The discovery of a 1960 Studebaker in a South Dakota creek could be the missing piece to a mysterious cold case from more than 40 years ago.
Cheryl Miller and Pamella Jackson, both 17, were last seen in Union County, South Dakota, on their way to a party on May 29, 1971. They were driving a beige Studebaker Lark that officials believe belonged to one of the girls' grandfather.
Now, 42 years later, it appears that the Studebaker has turned up.
"A fisherman or hunter noticed a wheel in a small creek area, or embankment, in Union County, South Dakota," Sara Rabern, spokeswoman for the South Dakota Office of the Attorney General, told ABCNews.com today. "He contacted the sheriff."
"The division of criminal investigation was called in and they were able to determine that the license plate belonged to one of the missing girls' grandfather," Rabern said.
She described the operation to recover the car as "pretty delicate" due to the car's condition and said authorities are still working on pulling it out of the creek.
They do not yet know if there are any human remains in the vehicle. It is unknown at this time why the car had not been spotted before, but Rabern said there was historically low water levels this year, which may have helped.

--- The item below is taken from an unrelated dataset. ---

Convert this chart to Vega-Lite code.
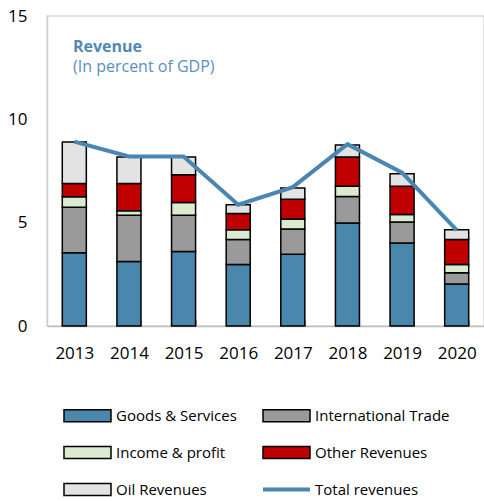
{
  "$schema": "https://vega.github.io/schema/vega-lite/v6.json",
  "autosize": "none",
  "width": 437,
  "height": 310,
  "padding": {"left": 47, "top": 16, "right": 0, "bottom": 175},
  "background": "white",
  "config": {
    "font": "Open Sans",
    "view": {"stroke": "#d9d9d9", "strokeWidth": 1.5}
  },
  "title": {
    "text": "Revenue",
    "subtitle": "(In percent of GDP)",
    "anchor": "start",
    "frame": "group",
    "orient": "top",
    "offset": -68,
    "dx": 26,
    "font": "Open Sans",
    "fontSize": 16,
    "fontWeight": "bold",
    "color": "#5487b6",
    "subtitleFont": "Open Sans",
    "subtitleFontSize": 16,
    "subtitleColor": "#5b8fc0",
    "subtitlePadding": 4
  },
  "datasets": {
    "parts": [
      {"year": "2013", "series": "Goods & Services", "value": 3.55},
      {"year": "2013", "series": "International Trade", "value": 2.19},
      {"year": "2013", "series": "Income & profit", "value": 0.52},
      {"year": "2013", "series": "Other Revenues", "value": 0.63},
      {"year": "2013", "series": "Oil Revenues", "value": 2.01},
      {"year": "2014", "series": "Goods & Services", "value": 3.12},
      {"year": "2014", "series": "International Trade", "value": 2.24},
      {"year": "2014", "series": "Income & profit", "value": 0.22},
      {"year": "2014", "series": "Other Revenues", "value": 1.31},
      {"year": "2014", "series": "Oil Revenues", "value": 1.29},
      {"year": "2015", "series": "Goods & Services", "value": 3.6},
      {"year": "2015", "series": "International Trade", "value": 1.76},
      {"year": "2015", "series": "Income & profit", "value": 0.62},
      {"year": "2015", "series": "Other Revenues", "value": 1.34},
      {"year": "2015", "series": "Oil Revenues", "value": 0.86},
      {"year": "2016", "series": "Goods & Services", "value": 2.97},
      {"year": "2016", "series": "International Trade", "value": 1.21},
      {"year": "2016", "series": "Income & profit", "value": 0.48},
      {"year": "2016", "series": "Other Revenues", "value": 0.78},
      {"year": "2016", "series": "Oil Revenues", "value": 0.43},
      {"year": "2017", "series": "Goods & Services", "value": 3.47},
      {"year": "2017", "series": "International Trade", "value": 1.22},
      {"year": "2017", "series": "Income & profit", "value": 0.49},
      {"year": "2017", "series": "Other Revenues", "value": 0.95},
      {"year": "2017", "series": "Oil Revenues", "value": 0.55},
      {"year": "2018", "series": "Goods & Services", "value": 4.98},
      {"year": "2018", "series": "International Trade", "value": 1.29},
      {"year": "2018", "series": "Income & profit", "value": 0.49},
      {"year": "2018", "series": "Other Revenues", "value": 1.42},
      {"year": "2018", "series": "Oil Revenues", "value": 0.58},
      {"year": "2019", "series": "Goods & Services", "value": 4.02},
      {"year": "2019", "series": "International Trade", "value": 1.01},
      {"year": "2019", "series": "Income & profit", "value": 0.37},
      {"year": "2019", "series": "Other Revenues", "value": 1.36},
      {"year": "2019", "series": "Oil Revenues", "value": 0.61},
      {"year": "2020", "series": "Goods & Services", "value": 2.03},
      {"year": "2020", "series": "International Trade", "value": 0.55},
      {"year": "2020", "series": "Income & profit", "value": 0.39},
      {"year": "2020", "series": "Other Revenues", "value": 1.21},
      {"year": "2020", "series": "Oil Revenues", "value": 0.48}
    ],
    "totals": [
      {"year": "2013", "series": "Total revenues", "value": 8.92},
      {"year": "2014", "series": "Total revenues", "value": 8.2},
      {"year": "2015", "series": "Total revenues", "value": 8.2},
      {"year": "2016", "series": "Total revenues", "value": 5.87},
      {"year": "2017", "series": "Total revenues", "value": 6.72},
      {"year": "2018", "series": "Total revenues", "value": 8.8},
      {"year": "2019", "series": "Total revenues", "value": 7.42},
      {"year": "2020", "series": "Total revenues", "value": 4.64}
    ]
  },
  "encoding": {
    "x": {
      "field": "year",
      "type": "nominal",
      "scale": {"paddingInner": 0.56, "paddingOuter": 0.28},
      "axis": {
        "title": null,
        "labelAngle": 0,
        "labelFont": "Open Sans",
        "labelFontSize": 17,
        "labelColor": "#000000",
        "labelPadding": 25,
        "tickBand": "extent",
        "tickSize": -6,
        "tickWidth": 1.2,
        "tickColor": "#a6a6a6",
        "domainColor": "#bfbfbf",
        "domainWidth": 1.5
      }
    },
    "y": {
      "field": "value",
      "type": "quantitative",
      "scale": {"domain": [0, 15]},
      "axis": {
        "title": null,
        "values": [0, 5, 10, 15],
        "grid": false,
        "ticks": false,
        "labelFont": "Open Sans",
        "labelFontSize": 17,
        "labelColor": "#000000",
        "labelPadding": 20,
        "domainColor": "#d0d0d0",
        "domainWidth": 1.5
      }
    }
  },
  "layer": [
    {
      "data": {"name": "parts"},
      "transform": [
        {"calculate": "indexof(['Goods & Services', 'International Trade', 'Income & profit', 'Other Revenues', 'Oil Revenues'], datum.series)", "as": "stackRank"}
      ],
      "mark": {"type": "bar", "stroke": "black", "strokeWidth": 1.5},
      "encoding": {
        "y": {"field": "value", "type": "quantitative", "stack": "zero"},
        "order": {"field": "stackRank", "type": "quantitative", "sort": "ascending"},
        "color": {
          "field": "series",
          "type": "nominal",
          "scale": {
            "domain": ["Goods & Services", "International Trade", "Income & profit", "Other Revenues", "Oil Revenues", "Total revenues"],
            "range": ["#4a87ad", "#9a9a9a", "#dcebcf", "#c00000", "#e3e3e3", "#4a86b4"]
          },
          "legend": {
            "title": null,
            "orient": "none",
            "direction": "horizontal",
            "legendX": 17,
            "legendY": 392,
            "columns": 2,
            "columnPadding": 18,
            "rowPadding": 18,
            "padding": 0,
            "labelFont": "Open Sans",
            "labelFontSize": 15,
            "labelColor": "#000000",
            "labelOffset": 5,
            "labelLimit": 300,
            "symbolSize": 2209,
            "symbolType": "M-1,-0.255H1V0.255H-1Z",
            "symbolStrokeColor": "black",
            "symbolStrokeWidth": 1.5,
            "symbolOpacity": 1,
            "encode": {
              "symbols": {
                "update": {
                  "x": {"value": 23.5},
                  "size": {"value": 2209},
                  "shape": {"signal": "datum.label === 'Total revenues' ? 'M-1,0H1' : 'M-1,-0.255H1V0.255H-1Z'"},
                  "stroke": {"signal": "datum.label === 'Total revenues' ? '#4a86b4' : '#000000'"},
                  "strokeOpacity": {"value": 1},
                  "strokeWidth": {"signal": "datum.label === 'Total revenues' ? 4 : 1.5"},
                  "fill": {"signal": "datum.label === 'Total revenues' ? 'transparent' : scale('color', datum.value)"},
                  "fillOpacity": {"value": 1},
                  "opacity": {"value": 1}
                }
              },
              "labels": {
                "update": {
                  "x": {"value": 52}
                }
              }
            }
          }
        }
      }
    },
    {
      "data": {"name": "totals"},
      "mark": {"type": "line", "strokeWidth": 4, "stroke": "#4a86b4"},
      "encoding": {}
    }
  ]
}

Relatives of the two teenagers have been notified about the car.
"The police department called to let us know before the news came out," a relative of Pamella Jackson told ABCNews.com, asking that he not be identified by name because the family did not yet want to make a formal statement. "They just said they found the car. We know for sure it's the car because the license plates are still on it."
The relative said authorities had not provided the family with any additional information.
"We're kind of surprised that they found it, but we're happy," the relative said. "It's one more piece of the puzzle."
Jackson's father recently died and the family received the news of the car just days after his burial.
The case has had a tumultuous history. On two separate occasions, two men serving prison sentences for unrelated charges were indicted in the murders of the girls, but both times the charges were dropped when supposed admissions to other inmates turned out to be fake, according to the Associated Press.
In September 2004, a search of a Union County farm led to the discovery of bones, clothing, a purse, photos and other items, but not the car, the AP reported. Authorities did not say if the bones were the girls' or even if they were human remains.
This is the second time in recent weeks that a submerged car has helped connect the dots in a cold case.
In Oklahoma last week, six sets of skeletal remains were recovered from two cars that were found three feet away from each other at the bottom of a lake. Officials are still conducting DNA testing, but believe that one car belonged to three teens who disappeared and the other to a grandfather with two friends.